Il termine sa lettre en demandant à ses parents de transmettre aux familles concernées des messages d'autres soldats : Jean Girollié m'a prié de vous dire d'assurer son respect à sa mère. Il se porte bien.
Fillot vous prie bien d'assurer de son respect au citoyen Clément de Ritz à sa épouse et à toute sa famille. Il désirerait bien savoir si son frère est encore au pays.
Je désirerais bien que vous me marquiez dans la réponse que j'attends de vous si Silvaire Petit Bon est arrivé au pays.
23,2 x 19,5 cm. 3 pages in 4 avec adresse et marque postale. Très bon état.
* KEHL : En 1678, la ville est annexée par la France de Louis XIV et considérée comme une section du système de défense de Strasbourg. En 1681, Strasbourg - en tant qu'ancienne ville libre impériale du Saint-Empire romain germanique - capitule et devient française. De fait, Kehl est transformée en une forteresse en 1683 par Vauban et l'ingénieur Jacques Tarade, la citadelle subira trois autres sièges en 1703, 1733 et 1796-1797.
** Dominique, comte Clément de Ris, baron de Mauny (1er février 1750, Paris - 22 octobre 1827, château de Beauvais, commune d'Azay-sur-Cher dans l'Indre-et-Loire), est un homme politique français.
*** Armand-Michel Bacharetie de Beaupuy, né le 14 juillet 1755 à Saint-Médard-de-Mussidan (Dordogne), tué le 19 octobre 1796 au Val d'Enfer (Forêt-Noire), est un général de division de la Révolution française.

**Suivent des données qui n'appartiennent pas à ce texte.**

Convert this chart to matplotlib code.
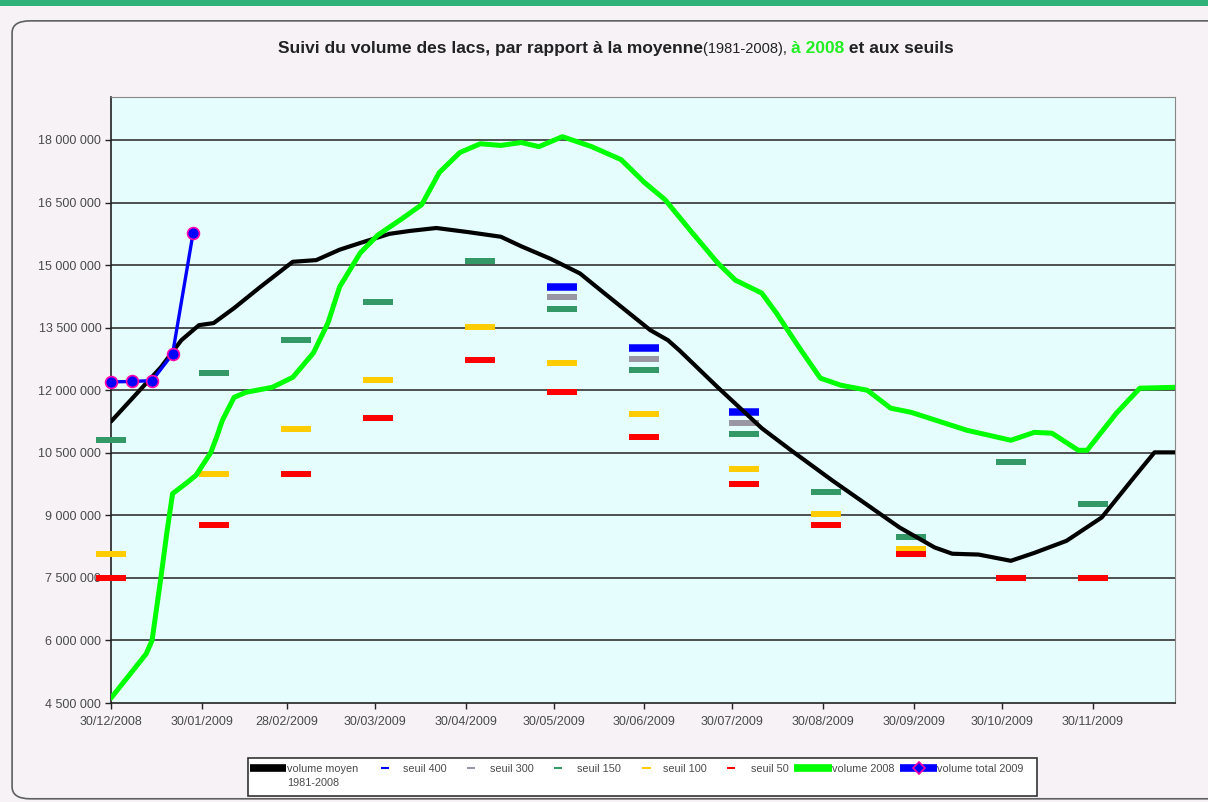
import numpy as np
import pandas as pd
import matplotlib
matplotlib.use('Agg')
import matplotlib.pyplot as plt
from matplotlib.lines import Line2D
from matplotlib.patches import FancyBboxPatch, Rectangle
from matplotlib.ticker import FuncFormatter

plt.rcParams['font.family'] = ['Liberation Sans', 'DejaVu Sans']

START = pd.Timestamp('2008-12-30')
nan = np.nan

# volume moyen 1981-2008 : jours depuis le 30/12/2008, volume en millions de m3
moyen_days = [0, 17, 24, 30, 35, 42, 51, 62, 70, 78, 85, 95, 102, 111, 122, 133,
              140, 150, 160, 167, 184, 190, 194, 207, 222, 232, 246, 269, 281,
              287, 296, 307, 315, 326, 338, 349, 356, 363]
moyen_vol = [11.25, 12.55, 13.2, 13.56, 13.61, 13.97, 14.48, 15.08, 15.12, 15.37,
             15.53, 15.75, 15.82, 15.89, 15.79, 15.68, 15.45, 15.15, 14.8, 14.4,
             13.44, 13.2, 12.95, 12.07, 11.09, 10.56, 9.84, 8.71, 8.23, 8.08, 8.06,
             7.91, 8.1, 8.39, 8.95, 9.91, 10.51, 10.51]

# volume 2008
v2008_days = [0, 12, 14, 17, 19, 21, 26, 29, 34, 36, 38, 42, 46, 55, 62, 69, 74,
              78, 85, 91, 99, 106, 112, 119, 126, 133, 140, 146, 154, 164, 174,
              182, 189, 198, 207, 213, 222, 227, 235, 242, 249, 258, 266, 273,
              292, 307, 315, 321, 330, 333, 343, 351, 363]
v2008_vol = [4.62, 5.68, 6.0, 7.5, 8.56, 9.52, 9.79, 9.96, 10.5, 10.87, 11.28,
             11.83, 11.95, 12.07, 12.31, 12.89, 13.61, 14.48, 15.29, 15.72, 16.1,
             16.45, 17.22, 17.7, 17.91, 17.87, 17.94, 17.84, 18.08, 17.84, 17.53,
             16.98, 16.57, 15.8, 15.05, 14.64, 14.33, 13.85, 13.0, 12.29, 12.12,
             12.0, 11.57, 11.47, 11.04, 10.8, 10.99, 10.97, 10.56, 10.56, 11.45,
             12.05, 12.07]

# volume total 2009
v2009_days = [0, 7, 14, 21, 28]
v2009_vol = [12.2, 12.21, 12.23, 12.87, 15.77]

# seuils
seuil_days = [0, 35, 63, 91, 126, 154, 182, 216, 244, 273, 307, 335]
seuil_400 = [nan, nan, nan, nan, nan, 14.48, 13.01, 11.49, nan, nan, nan, nan]
seuil_300 = [nan, nan, nan, nan, nan, 14.24, 12.75, 11.21, nan, nan, nan, nan]
seuil_150 = [10.80, 12.41, 13.20, 14.12, 15.10, 13.95, 12.48, 10.94, 9.57, 8.47, 10.27, 9.28]
seuil_100 = [8.08, 10.0, 11.06, 12.24, 13.51, 12.65, 11.42, 10.12, 9.04, 8.20, nan, nan]
seuil_50 = [7.5, 8.78, 10.0, 11.33, 12.72, 11.95, 10.89, 9.74, 8.78, 8.08, 7.5, 7.5]

tick_dates = ['30/12/2008', '30/01/2009', '28/02/2009', '30/03/2009', '30/04/2009',
              '30/05/2009', '30/06/2009', '30/07/2009', '30/08/2009', '30/09/2009',
              '30/10/2009', '30/11/2009']
y_ticks = [4500000, 6000000, 7500000, 9000000, 10500000, 12000000, 13500000,
           15000000, 16500000, 18000000]

legend_labels = ['volume moyen\n1981-2008', 'seuil 400', 'seuil 300', 'seuil 150',
                 'seuil 100', 'seuil 50', 'volume 2008', 'volume total 2009']
legend_colors = ['black', '#0000ff', '#9a96a4', '#339966', '#ffcc00', '#ff0000',
                 '#00ff00', '#0000ff']


def to_dates(days):
    return START + pd.to_timedelta(days, unit='D')


def mvals(v):
    return np.array(v, dtype=float) * 1e6


fig = plt.figure(figsize=(12.08, 8.02), dpi=100)
fig.patch.set_facecolor('#f6f2f6')
W, H = 1208.0, 802.0

# cadre du graphique
fig.patches.append(Rectangle((0, 0.992), 1, 0.008, transform=fig.transFigure,
                             facecolor='#2fb37a', edgecolor='none'))
fig.patches.append(FancyBboxPatch((0.010, 0.004), 1.1, 0.97, transform=fig.transFigure,
                                  boxstyle='round,pad=0,rounding_size=0.015',
                                  facecolor='none', edgecolor='#606060', linewidth=1.2))

ax = fig.add_axes([0.0919, 0.1234, 0.8808, 0.7556])
ax.set_facecolor('#e6fdfd')

for y in y_ticks[1:]:
    ax.axhline(y, color='#333333', lw=1.2, zorder=1)

seuils = [
    (seuil_400, legend_colors[1], 7.5),
    (seuil_300, legend_colors[2], 6),
    (seuil_150, legend_colors[3], 6),
    (seuil_100, legend_colors[4], 6),
    (seuil_50, legend_colors[5], 6),
]
for vals, col, h in seuils:
    ax.plot(to_dates(seuil_days), mvals(vals), ls='none', marker='_', ms=22,
            mew=h * 0.72, color=col, zorder=3, clip_on=False)

ax.plot(to_dates(moyen_days), mvals(moyen_vol), color='black', lw=3, zorder=4,
        solid_joinstyle='round', solid_capstyle='round')
ax.plot(to_dates(v2008_days), mvals(v2008_vol), color='#00ff00', lw=3.6, zorder=4,
        solid_joinstyle='round', solid_capstyle='round')
ax.plot(to_dates(v2009_days), mvals(v2009_vol), color='#0000ff', lw=2.4, zorder=5,
        marker='o', ms=8.5, mfc='#0000ff', mec='#ff00aa', mew=1.2, clip_on=False)

ax.set_xlim(START, START + pd.Timedelta(days=363))
ax.set_ylim(4500000, 19030000)
ax.set_yticks(y_ticks)
ax.yaxis.set_major_formatter(FuncFormatter(lambda v, p: f'{v:,.0f}'.replace(',', ' ')))
ax.set_xticks(pd.to_datetime(tick_dates, format='%d/%m/%Y'))
ax.set_xticklabels(tick_dates)
ax.tick_params(axis='both', labelsize=9, labelcolor='#4a4a4a', color='#222222',
               length=4, width=1)
ax.tick_params(axis='y', pad=3)
ax.tick_params(axis='x', pad=5)
for s in ['top', 'right']:
    ax.spines[s].set_color('#888888')
for s in ['left', 'bottom']:
    ax.spines[s].set_color('#222222')
    ax.spines[s].set_linewidth(1.2)

# titre en plusieurs morceaux
pieces = [
    ('Suivi du volume des lacs, par rapport à la moyenne', 'bold', 12.5, '#222222'),
    ('(1981-2008), ', 'normal', 10.5, '#222222'),
    ('à 2008', 'bold', 12.5, '#22ee22'),
    (' et aux seuils', 'bold', 12.5, '#222222'),
]
renderer = fig.canvas.get_renderer()
texts = []
for s, w, fs, c in pieces:
    t = fig.text(0, 1 - 53 / H, s, fontweight=w, fontsize=fs, color=c,
                 ha='left', va='baseline')
    texts.append(t)
widths = [t.get_window_extent(renderer).width for t in texts]
x = 616 - sum(widths) / 2
for t, wd in zip(texts, widths):
    t.set_x(x / W)
    x += wd

# légende dessinée à la main (positions en pixels)
fig.patches.append(Rectangle((248 / W, 1 - 796 / H), 789 / W, 38 / H,
                             transform=fig.transFigure, facecolor='white',
                             edgecolor='#333333', linewidth=1.2))
handle_x = [(250, 286), (381, 389), (467, 475), (554, 562), (642, 651), (727, 735),
            (794, 832), (900, 937)]
text_x = [287, 403, 490, 577, 663, 751, 832, 937]
for i, (lab, col) in enumerate(zip(legend_labels, legend_colors)):
    x0, x1 = handle_x[i]
    thick = i in (0, 6, 7)
    yc = 1 - 768 / H
    fig.add_artist(Line2D([x0 / W, x1 / W], [yc, yc], color=col,
                          lw=5.5 if thick else 1.5, transform=fig.transFigure,
                          solid_capstyle='butt'))
    if i == 7:
        fig.add_artist(Line2D([(x0 + x1) / 2 / W], [yc], marker='D', ms=6,
                              mfc='#0000ff', mec='#ff00aa', mew=1.2, ls='none',
                              transform=fig.transFigure))
    fig.text(text_x[i] / W, 1 - 764 / H, lab, fontsize=7.8, color='#4a4a4a',
             ha='left', va='top', linespacing=1.45)

fig.savefig('out.png', dpi=100, facecolor=fig.get_facecolor())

En 1794, il est appelé à l'Armée de Rhin-et-Moselle, pour combattre en Allemagne et se distingue au combat de Frankental le 14 novembre 1795. Il est blessé de 7 coups de sabre au combat de Kork le 26 juin 1796. Il participe au combat de Neresheim les 10, 11 et 12 août 1796. Il décide de la victoire au combat de Geisenfeld le 1er septembre et contribue à la victoire de Biberach le 2 octobre 1796. Il commande l'arrière-garde lors de la retraite du général Moreau dans la Forêt-Noire. C'est là qu'il est tué par un boulet de canon au Val d'Enfer (en) à la bataille d'Emmendingen le 19 octobre 1796.